Wednesday, February 15, 2012

The food Nazis are coming

Okay, this is pretty wild and creepy, and I have little more profound than that to say about it.

Public schools now have official Lunch Inspectors. The Lunch Inspector evidently goes around peeking into kids' lunch boxes. If he (or, I wouldn't be surprised, she) decides the lunch isn't "healthy" enough, the child is forced not to eat it, is given a "replacement lunch" instead, and the parents are charged a fee (in this case, $1.25) for the "replacement lunch."

Say, what???

In the story, this meant that a perfectly good turkey sandwich was probably wasted, because it would have sat in the child's lunchbox all day long and then been sent home. Nobody is likely to want to eat it at that point.

The Orwellian nature of this is scary. A turkey sandwich, banana, and apple juice? I'm going to scream. Big Brother is watching your child's turkey sandwich. Oh, I know, maybe the Inspector sniffed the sandwich and decided it wasn't lean, or was honey roasted, or something "unhealthy" like that.

I can sort of understand if Johnny comes to school every day with nothing but cookies for lunch, you pull aside Johnny's mom and have a confab. In an extreme case like that, some gentle discussion would be in order.

But it's beyond that: They have a set of USDA guidelines, detailed, that every lunch must satisfy before the child will be allowed to eat it. This is positively Germanic. Everyone's lunch standardized.

And aren't liberals the ones who are supposed to be concerned about The Poor? So, here they wasted these people's food and added insult to injury (or perhaps injury to insult) by charging them $1.25 they weren't expecting to have to spend. I can tell you one thing: When I was a kid my mother would have had an absolute fit. You Do Not Waste Food. Money Doesn't Grow on Trees. And other bits of working-class wisdom for which these liberal Nanny-Nazis apparently have no time.

Just take your kid out of the public schools. Do it now. Aside from the zillions of other things that could be said on that subject, think of the way this is teaching them to accept totalitarian busybody oversight of every move they make and every bite they take. Setting them up to be good little citizens of the All-Seeing, All-knowing, All-controlling state. Brrrr. What happened to America?

2 comments:

Tony said...

I guess this is the follow-up to the story last year about a 1st grade class that was told not to do peanuts - including peanut butter - in lunches or snacks anymore because one of the kids was allergic. I would have deliberately chosen to disobey that rule every single day, and forced the issue. I would have pointed out to the school that the SCHOOL's reasonable accommodation to a kid that has an allergy does not impose a fairly significant restraint on 25 other families, who are not under the school's authority.
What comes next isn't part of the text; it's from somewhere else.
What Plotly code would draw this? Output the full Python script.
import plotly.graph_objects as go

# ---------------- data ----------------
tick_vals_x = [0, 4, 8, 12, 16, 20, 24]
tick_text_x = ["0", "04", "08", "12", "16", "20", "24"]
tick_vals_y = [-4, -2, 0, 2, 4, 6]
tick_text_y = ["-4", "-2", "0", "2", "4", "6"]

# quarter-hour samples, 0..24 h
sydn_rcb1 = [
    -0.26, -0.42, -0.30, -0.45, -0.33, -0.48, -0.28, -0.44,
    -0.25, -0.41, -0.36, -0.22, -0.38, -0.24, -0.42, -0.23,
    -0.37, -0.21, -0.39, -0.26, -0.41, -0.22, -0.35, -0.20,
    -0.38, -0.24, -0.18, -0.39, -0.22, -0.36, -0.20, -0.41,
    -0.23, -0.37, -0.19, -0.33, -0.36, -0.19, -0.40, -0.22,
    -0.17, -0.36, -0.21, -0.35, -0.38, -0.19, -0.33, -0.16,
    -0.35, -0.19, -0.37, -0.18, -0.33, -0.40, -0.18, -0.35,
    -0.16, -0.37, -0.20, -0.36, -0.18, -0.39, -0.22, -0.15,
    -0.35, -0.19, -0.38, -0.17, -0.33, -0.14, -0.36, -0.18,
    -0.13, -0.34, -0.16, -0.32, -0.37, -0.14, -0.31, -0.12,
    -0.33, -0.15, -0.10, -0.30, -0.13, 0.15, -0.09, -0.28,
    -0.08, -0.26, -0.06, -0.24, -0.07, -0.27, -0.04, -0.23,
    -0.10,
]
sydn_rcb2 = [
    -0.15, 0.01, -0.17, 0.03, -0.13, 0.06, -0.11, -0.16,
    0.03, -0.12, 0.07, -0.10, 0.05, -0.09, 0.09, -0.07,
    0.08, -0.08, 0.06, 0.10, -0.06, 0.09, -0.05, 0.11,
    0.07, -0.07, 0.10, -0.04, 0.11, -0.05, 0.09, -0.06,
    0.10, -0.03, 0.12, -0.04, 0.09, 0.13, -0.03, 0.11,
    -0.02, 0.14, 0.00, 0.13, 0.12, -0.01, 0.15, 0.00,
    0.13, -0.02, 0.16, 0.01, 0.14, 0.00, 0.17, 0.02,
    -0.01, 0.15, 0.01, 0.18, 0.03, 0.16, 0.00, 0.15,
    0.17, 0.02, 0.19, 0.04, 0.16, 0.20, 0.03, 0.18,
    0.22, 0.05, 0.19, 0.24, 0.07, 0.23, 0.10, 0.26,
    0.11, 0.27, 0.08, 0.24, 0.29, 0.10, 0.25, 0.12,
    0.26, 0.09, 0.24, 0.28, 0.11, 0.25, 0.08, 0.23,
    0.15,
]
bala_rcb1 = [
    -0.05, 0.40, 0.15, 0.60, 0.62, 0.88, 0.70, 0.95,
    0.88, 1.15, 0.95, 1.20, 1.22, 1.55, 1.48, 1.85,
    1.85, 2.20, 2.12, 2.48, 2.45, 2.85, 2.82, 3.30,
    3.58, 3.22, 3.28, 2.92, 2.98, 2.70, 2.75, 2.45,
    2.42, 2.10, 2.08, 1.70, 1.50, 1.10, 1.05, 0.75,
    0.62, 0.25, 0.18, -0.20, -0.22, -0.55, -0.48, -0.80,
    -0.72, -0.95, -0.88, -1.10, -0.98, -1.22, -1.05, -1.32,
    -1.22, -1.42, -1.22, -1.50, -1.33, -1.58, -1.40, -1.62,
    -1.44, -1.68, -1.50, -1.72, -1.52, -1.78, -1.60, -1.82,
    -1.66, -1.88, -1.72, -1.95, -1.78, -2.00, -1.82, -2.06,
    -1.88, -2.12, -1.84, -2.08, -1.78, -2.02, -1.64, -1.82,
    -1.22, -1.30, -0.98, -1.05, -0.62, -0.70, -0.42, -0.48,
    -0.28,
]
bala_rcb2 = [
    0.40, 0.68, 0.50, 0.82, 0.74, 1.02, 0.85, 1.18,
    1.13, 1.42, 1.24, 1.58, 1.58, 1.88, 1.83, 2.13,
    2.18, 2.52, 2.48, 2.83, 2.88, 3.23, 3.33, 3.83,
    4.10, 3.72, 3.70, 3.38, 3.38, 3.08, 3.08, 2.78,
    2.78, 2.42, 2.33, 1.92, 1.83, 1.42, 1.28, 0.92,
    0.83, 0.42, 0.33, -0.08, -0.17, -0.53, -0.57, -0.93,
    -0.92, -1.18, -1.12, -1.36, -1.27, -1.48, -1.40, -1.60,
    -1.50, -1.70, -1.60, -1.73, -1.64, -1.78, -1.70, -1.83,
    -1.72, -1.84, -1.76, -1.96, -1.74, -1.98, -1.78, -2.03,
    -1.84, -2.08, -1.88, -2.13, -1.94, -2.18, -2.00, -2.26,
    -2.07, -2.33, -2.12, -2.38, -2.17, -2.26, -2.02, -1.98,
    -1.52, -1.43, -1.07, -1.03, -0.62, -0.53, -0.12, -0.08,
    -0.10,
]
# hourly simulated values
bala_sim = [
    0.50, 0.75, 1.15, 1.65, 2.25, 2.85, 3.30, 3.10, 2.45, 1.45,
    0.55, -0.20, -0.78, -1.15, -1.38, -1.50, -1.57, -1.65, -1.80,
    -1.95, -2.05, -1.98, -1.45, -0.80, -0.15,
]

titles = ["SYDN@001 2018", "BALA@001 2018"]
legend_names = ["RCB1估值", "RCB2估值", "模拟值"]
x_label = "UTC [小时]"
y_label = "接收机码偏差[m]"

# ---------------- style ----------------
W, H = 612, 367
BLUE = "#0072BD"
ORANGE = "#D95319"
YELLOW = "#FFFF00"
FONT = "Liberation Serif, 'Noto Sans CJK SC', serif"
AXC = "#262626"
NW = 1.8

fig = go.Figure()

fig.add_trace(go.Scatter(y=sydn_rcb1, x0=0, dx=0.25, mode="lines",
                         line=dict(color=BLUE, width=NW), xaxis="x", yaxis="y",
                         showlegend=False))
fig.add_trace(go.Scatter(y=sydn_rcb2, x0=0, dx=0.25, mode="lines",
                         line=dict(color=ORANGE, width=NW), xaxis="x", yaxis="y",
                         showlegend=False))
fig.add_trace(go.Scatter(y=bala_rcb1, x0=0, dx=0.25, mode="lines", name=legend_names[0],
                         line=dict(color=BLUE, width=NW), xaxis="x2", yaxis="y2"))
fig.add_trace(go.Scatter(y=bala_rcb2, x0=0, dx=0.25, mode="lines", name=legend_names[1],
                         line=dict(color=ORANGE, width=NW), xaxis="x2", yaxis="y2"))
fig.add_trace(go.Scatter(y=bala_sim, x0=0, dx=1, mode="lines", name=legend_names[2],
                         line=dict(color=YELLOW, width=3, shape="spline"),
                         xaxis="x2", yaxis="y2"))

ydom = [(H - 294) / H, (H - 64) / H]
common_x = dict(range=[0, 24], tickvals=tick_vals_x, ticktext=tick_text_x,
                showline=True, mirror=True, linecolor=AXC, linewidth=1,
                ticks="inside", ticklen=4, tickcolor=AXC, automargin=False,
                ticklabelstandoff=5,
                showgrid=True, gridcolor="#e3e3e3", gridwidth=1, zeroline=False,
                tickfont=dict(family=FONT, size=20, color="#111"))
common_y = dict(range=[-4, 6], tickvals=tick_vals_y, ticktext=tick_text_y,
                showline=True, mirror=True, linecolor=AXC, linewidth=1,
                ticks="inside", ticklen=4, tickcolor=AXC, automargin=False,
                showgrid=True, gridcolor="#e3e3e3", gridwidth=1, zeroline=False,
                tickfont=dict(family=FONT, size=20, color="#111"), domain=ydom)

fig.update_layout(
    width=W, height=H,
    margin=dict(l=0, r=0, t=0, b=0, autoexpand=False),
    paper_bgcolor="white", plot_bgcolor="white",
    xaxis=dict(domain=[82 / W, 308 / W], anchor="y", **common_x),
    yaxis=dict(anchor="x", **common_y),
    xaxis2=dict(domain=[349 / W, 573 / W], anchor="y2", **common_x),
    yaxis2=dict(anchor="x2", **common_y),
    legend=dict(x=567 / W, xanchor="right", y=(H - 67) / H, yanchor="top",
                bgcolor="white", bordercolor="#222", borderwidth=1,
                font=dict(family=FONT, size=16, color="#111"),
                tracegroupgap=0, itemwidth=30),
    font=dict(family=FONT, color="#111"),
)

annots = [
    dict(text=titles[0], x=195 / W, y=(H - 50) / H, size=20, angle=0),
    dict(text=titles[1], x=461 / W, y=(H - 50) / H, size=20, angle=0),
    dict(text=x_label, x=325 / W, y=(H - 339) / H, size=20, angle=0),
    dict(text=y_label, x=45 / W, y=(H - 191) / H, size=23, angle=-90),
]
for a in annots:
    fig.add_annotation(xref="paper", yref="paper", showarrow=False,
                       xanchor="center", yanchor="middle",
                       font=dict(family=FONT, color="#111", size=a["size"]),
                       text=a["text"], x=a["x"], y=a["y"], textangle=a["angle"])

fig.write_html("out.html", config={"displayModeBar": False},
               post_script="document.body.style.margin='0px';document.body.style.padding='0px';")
I would have (after being hauled in court for sending my kid to school with PB&J 12 times in a row - JUST LIKE I HAD in school) then started sending the kid to school with almond butter sandwiches, and let the durn authorities sweat bricks while they had a lab test the stuff at great expense. Oh, did I mention the picket lines out front, with an invitation to the peanut workers' union?

For this case, I would fight with some different tactics. Have the kid (visibly) eat lunch before getting to the lunch room, or before the lunch period. When the kid is given a school replacement lunch, have her (visibly) take it to the nearest trash can and dump it, and (loudly) declare "I'm not supposed to eat food given to me by strangers." Then pull a twinkie out of a pocket and stuff it in the mouth. I would show up at the lunch room and hand the kid my own replacement lunch - ice cream and cookies.

The funny thing is that most people who know me think that I am a "toe-the-line", be quiet and just don't sweat the small stuff sort of a guy. Problem is that culture is made up of 10,000 bits of small stuff, and you cannot hand on your culture without handing on those 10,000 bits of small stuff, which means paying attention to it.

Lydia McGrew said...

There are follow-ups coming in fast and furious to this that are meant to tell us, "Move along folks, nothing to see here."

These amount to things like

--The mother received a note saying she _could_ be charged the $1.25, but the school didn't actually make her pay it. I feel so much better.

--The "food inspector" was from some higher-up department (I believe the state) rather than being a school employee and isn't there every week but only does occasional checks. I feel so much better.

--Contrary to what this 4-year-old child inferred from being told that her lunch wasn't sufficiently "healthy" and that she was being given a "replacement lunch," she _would_ have been allowed to eat the lunch she instead brought home. The cafeteria replacement (threatened cost, $1.25) was meant to be "supplementary" for additional servings of things like fruit or whatever that her lunch didn't have. These nuances were lost on a 4-year-old. I feel so much better.

Actually, I don't feel better. It's still totally crazy.

I'd heard that about the peanut butter. Years ago I went to some event at a school (can't remember if it was a public school or Christian school). It had an officious sign on the door that said, "Nut-free zone." One of my daughters (I forget her age at the time, perhaps ten?) actually thought this was meant to reassure people about the sanity of the teachers. I had to break it to her: Educators don't have that much of a sense of humor.